I would say you should wait for another applicant. My husband had a rental and the wife was a shoplifter who had thousands of dollars worth of stolen merchandise in my husbands house. She and her husband were also addicted to drugs. In addition to the stuff she stole from stores all of the furniture they brought to my husband's house when they rented was actually stolen from their previous landlord. Once the police caught up with them they were arrested and out on bail within hours. But, because there was so much stolen merchandise in my husbands house, the police wouldn't let him proceed with the eviction because all their evidence was in the house. It took my husband another 6 months to get them out and they were mad and that my husband and the previous landlord joined forces with the police so they did $28k in damage before they left.
Long story longer - Any illegal activity that they bring to your property can effect you in ways that you can't imagine. One red flag, sure but multiple red flags? Consider it a blessing that you have this information in advance!
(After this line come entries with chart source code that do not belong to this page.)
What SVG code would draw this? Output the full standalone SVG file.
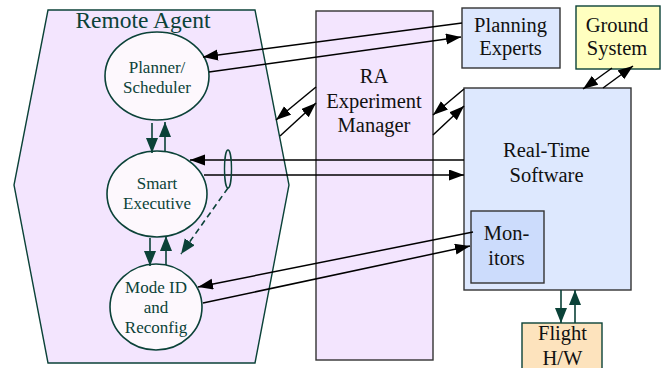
<svg xmlns="http://www.w3.org/2000/svg" width="662" height="368" viewBox="0 0 662 368">
<defs>
<style>
.t{font-family:"Liberation Serif","Times New Roman",serif;text-anchor:middle}
.tl{fill:#0b4238;font-size:17px}
.bx{font-size:20.5px;fill:#111}
.ln{stroke:#000;stroke-width:1.5;fill:none}
.tln{stroke:#0b4238;stroke-width:1.6;fill:none}
.el{fill:#fdf8fd;stroke:#0b4238;stroke-width:1.6}
</style>
<marker id="ab" markerUnits="userSpaceOnUse" markerWidth="16" markerHeight="12" refX="15" refY="5.5" orient="auto"><path d="M0,0 L15,5.5 L0,11 z" fill="#000"/></marker>
<marker id="at" markerUnits="userSpaceOnUse" markerWidth="16" markerHeight="14" refX="15" refY="6" orient="auto"><path d="M0,0 L15,6 L0,12 z" fill="#0b4238"/></marker>
</defs>
<rect width="662" height="368" fill="#fff"/>
<g id="remote-agent">
<polygon points="48,10 255,10 289,185 255,363 48,363 14,185" fill="#f3e5fe" stroke="#0b4238" stroke-width="1.4"/>
<text class="t" x="143" y="28" font-size="23.5" fill="#0b4238">Remote Agent</text>
</g>
<g id="ra-manager">
<rect x="316" y="11" width="117" height="349" fill="#f3e5fe" stroke="#333" stroke-width="1.4"/>
<text class="t bx" x="374" y="83">RA</text>
<text class="t bx" x="374" y="108">Experiment</text>
<text class="t bx" x="374" y="132">Manager</text>
</g>
<g id="planning-experts">
<rect x="462" y="8" width="98" height="60" fill="#dde8fe" stroke="#333" stroke-width="1.4"/>
<text class="t bx" x="510.5" y="32">Planning</text>
<text class="t bx" x="510.5" y="55">Experts</text>
</g>
<g id="ground-system">
<rect x="576" y="6" width="84" height="63" fill="#ffffc0" stroke="#0b4238" stroke-width="1.4"/>
<text class="t bx" x="617" y="32">Ground</text>
<text class="t bx" x="617" y="55">System</text>
</g>
<g id="real-time-software">
<rect x="464" y="88" width="167" height="202" fill="#dde8fe" stroke="#333" stroke-width="1.4"/>
<text class="t bx" x="546.5" y="157">Real-Time</text>
<text class="t bx" x="546.5" y="182">Software</text>
</g>
<g id="monitors">
<rect x="471" y="211" width="73" height="72" fill="#ccdcfc" stroke="#333" stroke-width="1.4"/>
<text class="t bx" x="506.5" y="240">Mon-</text>
<text class="t bx" x="506.5" y="265">itors</text>
</g>
<g id="flight-hw">
<rect x="522" y="323" width="80" height="50" fill="#fde3bd" stroke="#0b4238" stroke-width="1.4"/>
<text class="t bx" x="562.5" y="340">Flight</text>
<text class="t bx" x="562.5" y="365">H/W</text>
</g>
<g id="planner">
<ellipse class="el" cx="157" cy="76" rx="52" ry="44"/>
<text class="t tl" x="157" y="73">Planner/</text>
<text class="t tl" x="157" y="93">Scheduler</text>
</g>
<g id="smart-executive">
<ellipse class="el" cx="157" cy="194" rx="50" ry="43"/>
<text class="t tl" x="157" y="189">Smart</text>
<text class="t tl" x="157" y="209">Executive</text>
</g>
<g id="mode-id">
<ellipse class="el" cx="156" cy="307" rx="46" ry="43"/>
<text class="t tl" x="156" y="293">Mode ID</text>
<text class="t tl" x="156" y="313">and</text>
<text class="t tl" x="156" y="333">Reconfig</text>
</g>
<g id="connectors">
<line class="ln" x1="462" y1="23" x2="203" y2="57" marker-end="url(#ab)"/>
<line class="ln" x1="209" y1="72" x2="461" y2="37" marker-end="url(#ab)"/>
<line class="ln" x1="316" y1="87" x2="276" y2="120" marker-end="url(#ab)"/>
<line class="ln" x1="280" y1="136" x2="316" y2="103" marker-end="url(#ab)"/>
<line class="ln" x1="464" y1="89" x2="433" y2="115" marker-end="url(#ab)"/>
<line class="ln" x1="433" y1="135" x2="464" y2="106" marker-end="url(#ab)"/>
<line class="ln" x1="612" y1="68" x2="583" y2="89" marker-end="url(#ab)"/>
<line class="ln" x1="603" y1="88" x2="633" y2="66" marker-end="url(#ab)"/>
<line class="ln" x1="464" y1="160" x2="190" y2="160" marker-end="url(#ab)"/>
<line class="ln" x1="204" y1="175" x2="464" y2="175" marker-end="url(#ab)"/>
<line class="ln" x1="473" y1="232" x2="198" y2="287" marker-end="url(#ab)"/>
<line class="ln" x1="203" y1="303" x2="470" y2="246" marker-end="url(#ab)"/>
<ellipse cx="228" cy="169" rx="3.5" ry="19" fill="none" stroke="#0b4238" stroke-width="1.4"/>
<line class="tln" x1="228" y1="188" x2="181" y2="254" stroke-dasharray="6,4" marker-end="url(#at)"/>
<line class="tln" x1="152" y1="123" x2="152" y2="153" marker-end="url(#at)"/>
<line class="tln" x1="165" y1="151" x2="165" y2="122" marker-end="url(#at)"/>
<line class="tln" x1="150" y1="238" x2="150" y2="266" marker-end="url(#at)"/>
<line class="tln" x1="166" y1="265" x2="166" y2="236" marker-end="url(#at)"/>
<line class="tln" x1="561" y1="290" x2="561" y2="323" marker-end="url(#at)"/>
<line class="tln" x1="575" y1="323" x2="575" y2="290" marker-end="url(#at)"/>
</g>
</svg>
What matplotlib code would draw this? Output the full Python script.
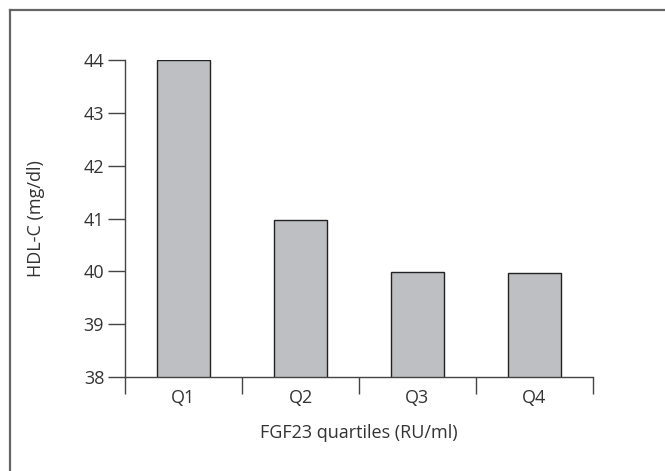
import matplotlib
matplotlib.use("Agg")
import matplotlib.pyplot as plt
from matplotlib.lines import Line2D

categories = ["Q1", "Q2", "Q3", "Q4"]
hdl_values = [44.0, 40.98, 39.98, 39.97]
y_ticks = [38, 39, 40, 41, 42, 43, 44]

plt.rcParams['font.family'] = ['Open Sans', 'DejaVu Sans']
text_color = "#333333"
fs = 13

fig = plt.figure(figsize=(6.65, 4.71), dpi=100)
ax = fig.add_axes([125/665, 1 - 377/471, (593 - 125)/665, (377 - 60)/471])

x = list(range(len(categories)))
ax.bar(x, hdl_values, width=0.445, bottom=0, color="#bebfc3",
       edgecolor="#222222", linewidth=1.0, zorder=2)

ax.set_ylim(38, 44)
ax.set_xlim(-0.5, len(categories) - 0.5)
ax.set_yticks(y_ticks)
ax.set_yticklabels([str(v) for v in y_ticks])

# x ticks at category boundaries, labels at centers
ax.set_xticks([i - 0.5 for i in range(len(categories) + 1)])
ax.set_xticklabels([])
ax.set_xticks(x, minor=True)
ax.set_xticklabels(categories, minor=True)
ax.tick_params(axis="x", which="minor", length=0, pad=9, labelsize=fs, labelcolor=text_color)
ax.tick_params(axis="x", which="major", length=12, width=1, color="#444444", direction="out")
ax.tick_params(axis="y", length=12, width=1, color="#444444", direction="out",
               labelsize=fs, labelcolor=text_color, pad=3)

for s in ["top", "right"]:
    ax.spines[s].set_visible(False)
for s in ["left", "bottom"]:
    ax.spines[s].set_color("#444444")
    ax.spines[s].set_linewidth(1.0)

ax.set_ylabel("HDL-C (mg/dl)", fontsize=fs, color=text_color, labelpad=28)
ax.set_xlabel("FGF23 quartiles (RU/ml)", fontsize=fs, color=text_color, labelpad=12)

# outer frame (top and left edges)
fig.add_artist(Line2D([10/665, 1], [1 - 10/471, 1 - 10/471], transform=fig.transFigure,
                      color="#666666", linewidth=1.6))
fig.add_artist(Line2D([10/665, 10/665], [0, 1 - 10/471], transform=fig.transFigure,
                      color="#666666", linewidth=1.6))

fig.savefig("out.png", dpi=100)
Antonio it's your property so you can rent to who you want to. Investors ought to not be surprised when they own property in low income and or depressed areas that are non-optimal.
It's mainly the tenant pools that are around there and every once in awhile maybe you find a good one.
If you can have it stay vacant for one or two months to try and land a better tenant that might be best. Even give a deal on first months rent and then screen a ton of applicants to try for the best one. In the scheme of things giving away some rent the first month to get a premium tenant is more worth it in the long run. If your area is known for crime and vandalizing vacant property then the low rent first month and getting the best tenant sounds like it might keep your place from getting trashed.
I am over the low income stuff. I like to sit on the beach without a care in the world. Peace of mind at 15% coc is better than hell for 20% coc.
Cont. One more thing, because this ended up in criminal court first, then civil for the eviction, the eviction was never really officially granted. The judge granted bail, they didn't show and they left the state (Hawaii). So, they never actually did their time, so to speak.
Hi @Antonio McGuire great question. Like some others said take a good look at the neighborhood make up of where your rental is located. If you haven't already do a complete background check, look for patterns. Check out where they currently live.
If your really new to renting I would pass on these folks, you don't want to fill your rental just for the fact of having a tenant and to only have headache later. You don't need the PD making a mess of your house chasing someone. Next!